El problema de los ecologistas sandía -también podríamos llamarles ecologistas de salón- es que de ecología no tienen ni idea. Vamos, que dan recetas para problemas que no dominan y cuando dichas recetas son aplicadas resulta que el remedio acaba siendo peor que la enfermedad. Esto es lo que parece haber ocurrido en Sri Lanka.
En 2.019, el nuevo
gobierno anunció que aceleraría su transición ecológica hacia la agricultura
orgánica y fijó un periodo de diez años para conseguir dicho objetivo. En 2.021
se prohibió la importación y el uso de fertilizantes sintéticos o pesticidas no
naturales, de modo que el paso a la producción orgánica se convirtió en
la única opción posible.
La apuesta del país
recibió el aplauso del progresismo internacional, entusiasmado con la idea de
que sus ideas se implementasen de forma tan radical. Sin embargo, los resultados no han podido ser más catastróficos: la producción de arroz ha caído
entre un cuarenta y un cincuenta por ciento, mientras que el té ha
experimentado un desplome del veinte por ciento, y el caucho ha caído un dieciocho
por ciento. Una auténtica ruina.
Dado que el sector
agrícola emplea directa o indirectamente a un escalofriante setenta por ciento de
la fuerza laboral, la crisis provocada por el paso a los métodos orgánicos
de cultivo ha tenido un impacto directo en la vida de buena parte de la
población.
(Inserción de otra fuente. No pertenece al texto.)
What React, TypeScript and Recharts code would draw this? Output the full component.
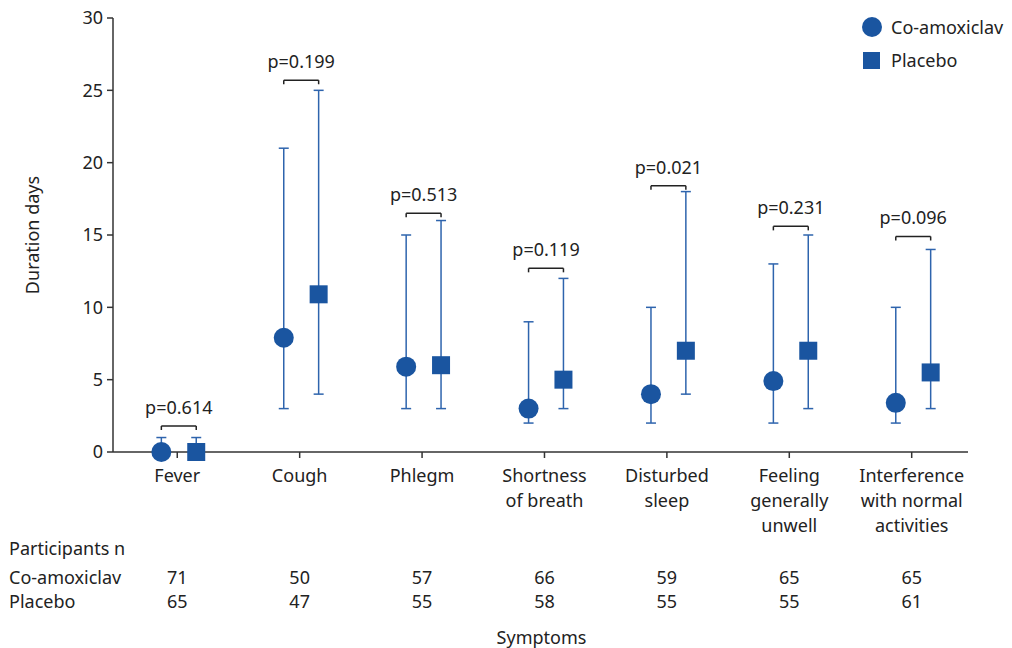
import {
  ComposedChart,
  ErrorBar,
  ReferenceLine,
  Scatter,
  XAxis,
  YAxis,
} from "recharts";

const categories = [
  "Fever",
  "Cough",
  "Phlegm",
  "Shortness\nof breath",
  "Disturbed\nsleep",
  "Feeling\ngenerally\nunwell",
  "Interference\nwith normal\nactivities",
];

// medians and ranges in days
const coMedian = [0, 7.9, 5.9, 3, 4, 4.9, 3.4];
const coLow = [0, 3, 3, 2, 2, 2, 2];
const coHigh = [1, 21, 15, 9, 10, 13, 10];
const plMedian = [0, 10.9, 6, 5, 7, 7, 5.5];
const plLow = [0, 4, 3, 3, 4, 3, 3];
const plHigh = [1, 25, 16, 12, 18, 15, 14];

const pValues = ["0.614", "0.199", "0.513", "0.119", "0.021", "0.231", "0.096"];
const bracketAt = [1.8, 25.7, 16.5, 12.7, 18.4, 15.6, 14.9];

const coN = [71, 50, 57, 66, 59, 65, 65];
const plN = [65, 47, 55, 58, 55, 55, 61];

const yTicks = [0, 5, 10, 15, 20, 25, 30];

const BLUE = "#1a55a0";
const WHISKER = "#2e64ad";
const INK = "#222";
const FONT = "'Noto Sans', sans-serif";

const CO_OFF = -0.13;
const PL_OFF = 0.155;

const coData = categories.map((_, i) => ({
  x: i + CO_OFF,
  y: coMedian[i],
  err: [Math.max(0, coMedian[i] - coLow[i]), coHigh[i] - coMedian[i]],
}));
const plData = categories.map((_, i) => ({
  x: i + PL_OFF,
  y: plMedian[i],
  err: [Math.max(0, plMedian[i] - plLow[i]), plHigh[i] - plMedian[i]],
}));
const pData = categories.map((_, i) => ({
  x: i + (CO_OFF + PL_OFF) / 2,
  y: bracketAt[i],
  label: `p=${pValues[i]}`,
}));

const CircleShape = (props: any) => (
  <circle cx={props.cx} cy={props.cy} r={10} fill={BLUE} />
);
const SquareShape = (props: any) => (
  <rect x={props.cx - 9} y={props.cy - 9} width={18} height={18} fill={BLUE} />
);
const PLabel = (props: any) => (
  <text
    x={props.cx}
    y={props.cy - 19}
    textAnchor="middle"
    dominantBaseline="central"
    fontSize={18}
    fontFamily={FONT}
    fill={INK}
  >
    {props.payload.label}
  </text>
);

const CategoryTick = (props: any) => {
  const { x, y, payload } = props;
  const i = payload.value;
  const lines = categories[i].split("\n");
  return (
    <g fontFamily={FONT} fontSize={18} fill={INK}>
      {lines.map((l, k) => (
        <text
          key={k}
          x={x}
          y={y + 15 + k * 25}
          textAnchor="middle"
          dominantBaseline="central"
        >
          {l}
        </text>
      ))}
      <text x={x} y={y + 117} textAnchor="middle" dominantBaseline="central">
        {coN[i]}
      </text>
      <text x={x} y={y + 141} textAnchor="middle" dominantBaseline="central">
        {plN[i]}
      </text>
    </g>
  );
};

const YLabel = (props: any) => {
  const vb = props.viewBox;
  const cx = vb.x + 32;
  const cy = vb.y + vb.height / 2;
  return (
    <text
      x={cx}
      y={cy}
      transform={`rotate(-90 ${cx} ${cy})`}
      textAnchor="middle"
      dominantBaseline="central"
      fontSize={18}
      fontFamily={FONT}
      fill={INK}
    >
      Duration days
    </text>
  );
};

const textStyle = {
  position: "absolute" as const,
  fontSize: 18,
  color: INK,
  lineHeight: "24px",
  whiteSpace: "nowrap" as const,
};

export default function App() {
  return (
    <div
      style={{
        position: "absolute",
        left: 0,
        top: 0,
        width: 1012,
        height: 648,
        fontFamily: FONT,
        background: "#fff",
      }}
    >
      <ComposedChart
        width={1012}
        height={648}
        margin={{ top: 18, right: 44, bottom: 0, left: 0 }}
      >
        <XAxis
          type="number"
          dataKey="x"
          domain={[-0.525, 6.46]}
          ticks={[0, 1, 2, 3, 4, 5, 6]}
          interval={0}
          height={196}
          stroke="#333"
          strokeWidth={1.5}
          tickSize={6}
          tick={<CategoryTick />}
        />
        <YAxis
          type="number"
          dataKey="y"
          domain={[0, 30]}
          ticks={yTicks}
          width={113}
          stroke="#333"
          strokeWidth={1.5}
          tickSize={6}
          tickMargin={4}
          tick={{ fontSize: 18, fill: INK, fontFamily: FONT }}
          label={<YLabel />}
        />
        {categories.map((_, i) => [
          <ReferenceLine
            key={`h${i}`}
            segment={[
              { x: i + CO_OFF, y: bracketAt[i] },
              { x: i + PL_OFF, y: bracketAt[i] },
            ]}
            stroke={INK}
            strokeWidth={1.5}
          />,
          <ReferenceLine
            key={`l${i}`}
            segment={[
              { x: i + CO_OFF, y: bracketAt[i] },
              { x: i + CO_OFF, y: bracketAt[i] - 0.28 },
            ]}
            stroke={INK}
            strokeWidth={1.5}
          />,
          <ReferenceLine
            key={`r${i}`}
            segment={[
              { x: i + PL_OFF, y: bracketAt[i] },
              { x: i + PL_OFF, y: bracketAt[i] - 0.28 },
            ]}
            stroke={INK}
            strokeWidth={1.5}
          />,
        ])}
        <Scatter
          name="Co-amoxiclav"
          data={coData}
          shape={<CircleShape />}
          isAnimationActive={false}
        >
          <ErrorBar
            dataKey="err"
            direction="y"
            width={5}
            stroke={WHISKER}
            strokeWidth={1.5}
          />
        </Scatter>
        <Scatter
          name="Placebo"
          data={plData}
          shape={<SquareShape />}
          isAnimationActive={false}
        >
          <ErrorBar
            dataKey="err"
            direction="y"
            width={5}
            stroke={WHISKER}
            strokeWidth={1.5}
          />
        </Scatter>
        <Scatter data={pData} shape={<PLabel />} isAnimationActive={false} />
      </ComposedChart>

      {/* legend */}
      <div style={{ ...textStyle, left: 862, top: 15, display: "flex", alignItems: "center" }}>
        <span
          style={{
            display: "inline-block",
            width: 20,
            height: 20,
            borderRadius: 10,
            background: BLUE,
            marginRight: 9,
          }}
        />
        Co-amoxiclav
      </div>
      <div style={{ ...textStyle, left: 863, top: 48, display: "flex", alignItems: "center" }}>
        <span
          style={{
            display: "inline-block",
            width: 17,
            height: 17,
            background: BLUE,
            marginRight: 11,
          }}
        />
        Placebo
      </div>

      {/* participants table row labels */}
      <div style={{ ...textStyle, left: 9, top: 536 }}>Participants n</div>
      <div style={{ ...textStyle, left: 9, top: 565 }}>Co-amoxiclav</div>
      <div style={{ ...textStyle, left: 9, top: 589 }}>Placebo</div>
      <div style={{ ...textStyle, left: 0, width: 1083, textAlign: "center", top: 625 }}>
        Symptoms
      </div>
    </div>
  );
}
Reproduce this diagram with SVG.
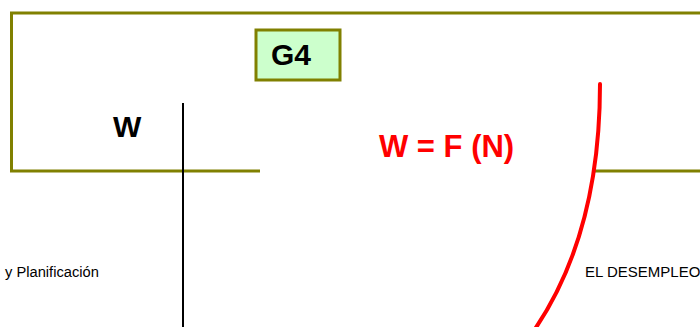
<svg xmlns="http://www.w3.org/2000/svg" width="700" height="327" viewBox="0 0 700 327">
<style>
.frame{fill:none;stroke:#808000;stroke-width:3}
.big{font-family:"Liberation Sans",Arial,sans-serif;font-weight:bold;font-size:30px;fill:#000}
.small{font-family:"Liberation Sans",Arial,sans-serif;font-size:14.7px;fill:#000}
</style>
<rect width="700" height="327" fill="#fff"/>
<g id="frame">
<path class="frame" d="M260,171 H11.5 V13 H702"/>
<path class="frame" d="M595,171 H702"/>
</g>
<g id="g4">
<rect x="256" y="30" width="84" height="50" fill="#ccffcc" stroke="#808000" stroke-width="3"/>
<text class="big" x="271" y="65">G4</text>
</g>
<g id="w-label">
<text class="big" x="113" y="137">W</text>
</g>
<g id="formula">
<text class="big" x="379" y="157" style="fill:#ff0000;font-size:31px">W = F (N)</text>
</g>
<g id="connectors">
<line x1="183" y1="103" x2="183" y2="327" stroke="#000" stroke-width="2"/>
<path d="M600,84 C600,190 575,270 535,329" fill="none" stroke="#ff0000" stroke-width="4" stroke-linecap="round"/>
</g>
<g id="footer">
<text class="small" x="5" y="277">y Planificación</text>
<text class="small" x="585" y="277" style="font-size:15px">EL DESEMPLEO</text>
</g>
</svg>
A esto hay que sumarle el efecto de la inflación, que se ha
disparado a consecuencia del desplome de la oferta, con una subida anual del cincuenta
por ciento.
Como consecuencia de todo lo anterior -o quizá no, pero justo después- la población se sublevó y asaltó el palacio presidencial, provocando la dimisión del primer ministro.